WA has installed 1.2 gigawatts of solar and windfarms in the past 20 years. The government’s own modelling showed WA would need to bring on 50GW of new large-scale renewables – or 63 times the amount of solar and 16 times the wind – by 2042.

“It is abundantly clear that to ramp up renewable energy on a scale that is needed by the government’s own forecasts requires an urgent and dramatic shift in government policy,” the report, obtained by Guardian Australia, found.

The slowdown in the South West Interconnected System project contrasted with the official government position that there were “a large number of renewable energy projects in the pipeline”, it said.

Industry representatives interviewed for the survey identified “significant challenges” such as land and network access by the state grid operations. But they had “a universal fear that voicing these concerns may harm future prospects”.

A government spokesperson did not respond to questions about the modelling but said the state recognised “the need to take urgent action to address climate change” and was committed to achieving net zero emissions by 2050.

“While our state’s path to net zero will be unique given its economy is supported by hard-to-abate industries, WA is well placed to play a critical a role in the global energy transition as a renewable hydrogen and critical minerals exporter,” the spokesperson said. “Our government’s decision to retire all state-owned coal-fired power plants by 2030 will play a major part in WA’s decarbonisation efforts.

The government had committed to invest more than $3.8bn in wind generation and energy storage, he said. If invested, emissions in the main grid would be cut by 40%.

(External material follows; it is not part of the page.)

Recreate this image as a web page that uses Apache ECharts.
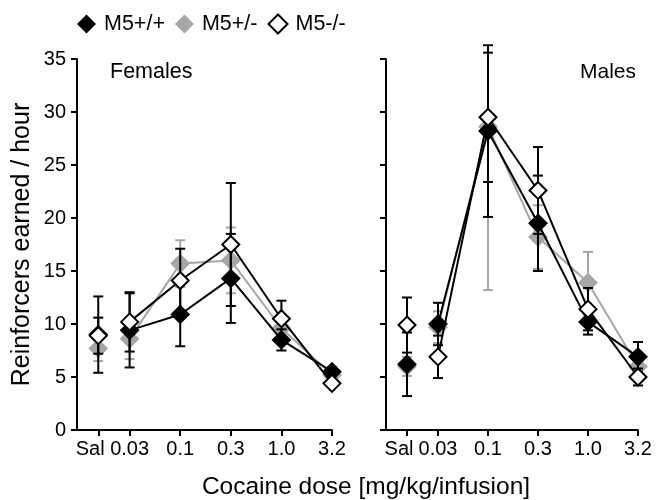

Pettitt said there was a “real danger” the renewables would not progress on time, resulting in the state instead commissioning more gas-fired power plants.

Other states were already picking up between 20m and 30m tonnes of CO2-e a year because of WA’s outsized emissions. That load could swell even more if WA used more gas.

“These investments aren’t short term and nor are their emissions,” Pettitt said.